Yatrik Vin, Group CFO of The National Stock Exchange gave an insightful talk about how partnering with Red Hat and shifting to reliable and robust open source systems helped the exchange to ramp up to the scale of a billion transactions a day, all executed with complete security, reliability and data integrity. He emphasized the fact that going opensource with a partner like Red Hat meant that their innovation and disruption was implemented as and when they needed with stability and scale. If a real-time and mission critical service like the NSE can rely on opensource, the future is indeed opensource.
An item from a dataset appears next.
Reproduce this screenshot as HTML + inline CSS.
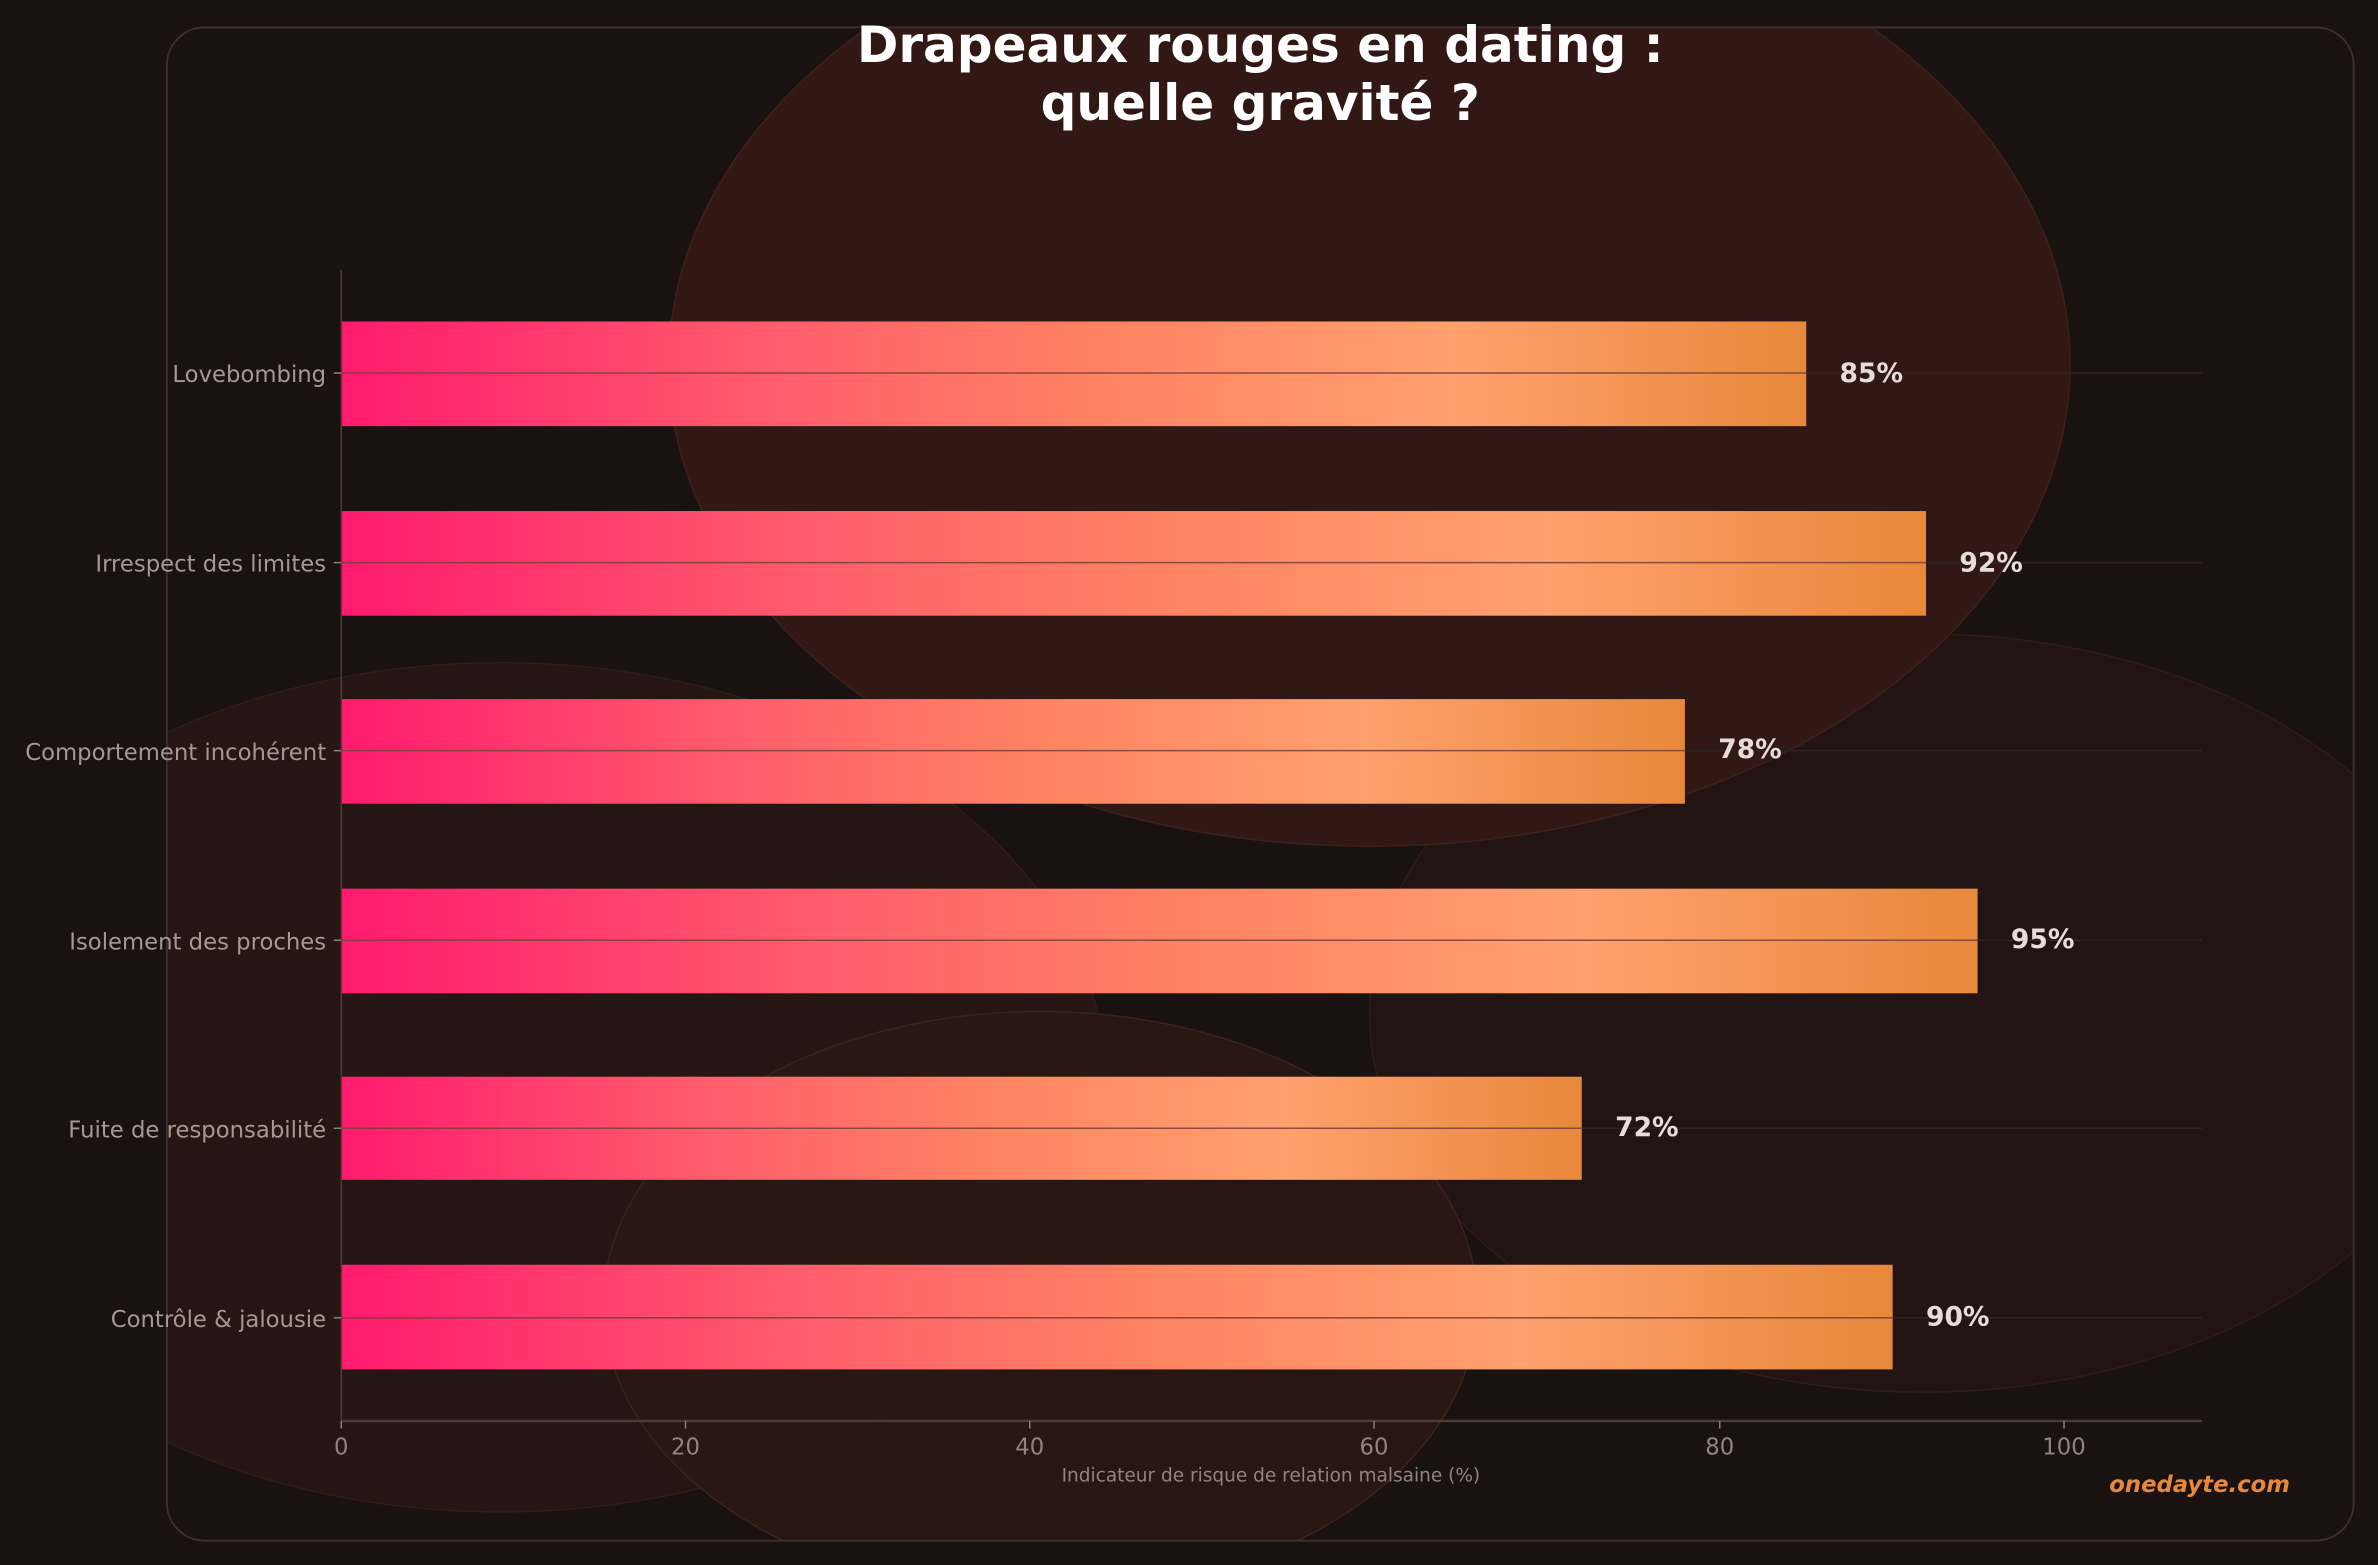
<!DOCTYPE html>
<html><head><meta charset="utf-8"><style>
html,body{margin:0;padding:0;background:#1a1210;}
svg{display:block;}
text{font-family:"DejaVu Sans","Liberation Sans",sans-serif;}
</style></head><body>
<svg width="2378" height="1565" viewBox="0 0 1568 1032" xmlns="http://www.w3.org/2000/svg">
<defs>
<linearGradient id="g" x1="0" y1="0" x2="1" y2="0">
<stop offset="0" stop-color="#ff1a6e"/>
<stop offset="0.3" stop-color="#ff5e6c"/>
<stop offset="0.52" stop-color="#ff8362"/>
<stop offset="0.76" stop-color="#ffa06e"/>
<stop offset="1" stop-color="#e8883a"/>
</linearGradient>
<clipPath id="card"><rect x="110" y="18" width="1442" height="998" rx="25"/></clipPath>
</defs>
<rect width="1568" height="1032" fill="#1a1210"/>
<rect x="110" y="18" width="1442" height="998" rx="25" fill="#1a1210"/>
<g clip-path="url(#card)">
<ellipse cx="330" cy="717" rx="400" ry="280" fill="#251613" stroke="#2e1c18"/>
<ellipse cx="1268" cy="668" rx="365" ry="250" fill="#221412" stroke="#2e1c18"/>
<ellipse cx="686" cy="860" rx="288" ry="193" fill="#2a1714" stroke="#3a221c" fill-opacity="0.9"/>
<ellipse cx="903" cy="240" rx="462" ry="318" fill="#321815" stroke="#3c201b"/>
</g>
<rect x="110" y="18" width="1442" height="998" rx="25" fill="none" stroke="#3e302c" stroke-width="1.2"/>
<text x="831" y="41" text-anchor="middle" font-size="33" font-weight="bold" fill="#ffffff">Drapeaux rouges en dating :</text>
<text x="831" y="79" text-anchor="middle" font-size="33" font-weight="bold" fill="#ffffff">quelle gravité ?</text>
<g stroke="#2e2220" stroke-width="1">
<line x1="225" y1="246" x2="1452" y2="246"/><line x1="225" y1="371" x2="1452" y2="371"/>
<line x1="225" y1="495" x2="1452" y2="495"/><line x1="225" y1="620" x2="1452" y2="620"/>
<line x1="225" y1="744" x2="1452" y2="744"/><line x1="225" y1="869" x2="1452" y2="869"/>
</g>
<g fill="url(#g)">
<rect x="225" y="212" width="966" height="69"/>
<rect x="225" y="337" width="1045" height="69"/>
<rect x="225" y="461" width="886" height="69"/>
<rect x="225" y="586" width="1079" height="69"/>
<rect x="225" y="710" width="818" height="68"/>
<rect x="225" y="834" width="1023" height="69"/>
</g>
<g stroke="#7a4038" stroke-width="1" opacity="0.85">
<line x1="225" y1="246" x2="1191" y2="246"/><line x1="225" y1="371" x2="1270" y2="371"/>
<line x1="225" y1="495" x2="1111" y2="495"/><line x1="225" y1="620" x2="1304" y2="620"/>
<line x1="225" y1="744" x2="1043" y2="744"/><line x1="225" y1="869" x2="1248" y2="869"/>
</g>
<line x1="225" y1="178" x2="225" y2="937" stroke="#4a3c38" stroke-width="1"/>
<line x1="225" y1="937" x2="1452" y2="937" stroke="#4a3c38" stroke-width="1.5"/>
<g stroke="#8a7e7a" stroke-width="1">
<line x1="220" y1="246" x2="225" y2="246"/><line x1="220" y1="371" x2="225" y2="371"/>
<line x1="220" y1="495" x2="225" y2="495"/><line x1="220" y1="620" x2="225" y2="620"/>
<line x1="220" y1="744" x2="225" y2="744"/><line x1="220" y1="869" x2="225" y2="869"/>
<line x1="225" y1="937" x2="225" y2="942"/><line x1="452" y1="937" x2="452" y2="942"/>
<line x1="679" y1="937" x2="679" y2="942"/><line x1="906" y1="937" x2="906" y2="942"/>
<line x1="1134" y1="937" x2="1134" y2="942"/><line x1="1361" y1="937" x2="1361" y2="942"/>
</g>
<g font-size="15" fill="#a59893" text-anchor="end">
<text x="215" y="252">Lovebombing</text>
<text x="215" y="377">Irrespect des limites</text>
<text x="215" y="501">Comportement incohérent</text>
<text x="215" y="626">Isolement des proches</text>
<text x="215" y="750">Fuite de responsabilité</text>
<text x="215" y="875">Contrôle &amp; jalousie</text>
</g>
<g font-size="15" fill="#8f8480" text-anchor="middle">
<text x="225" y="959">0</text><text x="452" y="959">20</text><text x="679" y="959">40</text>
<text x="906" y="959">60</text><text x="1134" y="959">80</text><text x="1361" y="959">100</text>
</g>
<text x="838" y="977" text-anchor="middle" font-size="12.2" fill="#8f8480">Indicateur de risque de relation malsaine (%)</text>
<g font-size="17.5" font-weight="bold" fill="#e8dcd8">
<text x="1213" y="252">85%</text>
<text x="1292" y="377">92%</text>
<text x="1133" y="500">78%</text>
<text x="1326" y="625">95%</text>
<text x="1065" y="749">72%</text>
<text x="1270" y="874">90%</text>
</g>
<text x="1510" y="984" text-anchor="end" font-size="15" font-weight="bold" font-style="italic" fill="#e8883a">onedayte.com</text>
</svg>
</body></html>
For me, the most interesting session of the day was by Vishal Ghariwala, Brendan Paget and Kingsley Wood from Red Hat who created a fictional pharma company that was running on legacy on-premise solutions. The company then went on to acquire a smaller firm and move to opensource using the entire Red Hat Suite of enterprise opensource solutions. The key aspects that came out were
- Ease of Migration
- Assimilation of diverse IT Infrastructure seamlessly using Red Hat Ansible
- Ability to map diverse database schema without writing any code
- Ability to bring in compliance and security with relative ease
- The real cost benefits of the move to Open Source
And the most interesting session in the breakout track was by Benjamin Henshall, Country Manager – India and South Asia & Director Sales, Financial Services, APAC Red Hat. He very succinctly and very interestingly explained Business Innovation and Automation. His mastery and expertise was very evident in the well attended and interactive session
At the end of the day, I came away with a lot of key insights. Here are the main ones
- Open Source is Robust
- Red Hat Enterprise Solutions are secure and can support any scale easily with fully reliable security and data integrity
- Red Hat effectively leverages internal innovation to supplement their knowledge base that helps clients
- The Open Source community in conjunction with Red Hat ensures forms a good innovation base to solve complex issues
- The future of enterprise innovation is firmly ensconced in the adoption of opensource solutions to scale
It was a good learning experience and I plan to follow up and explore Red Hat Products and solutions in depth.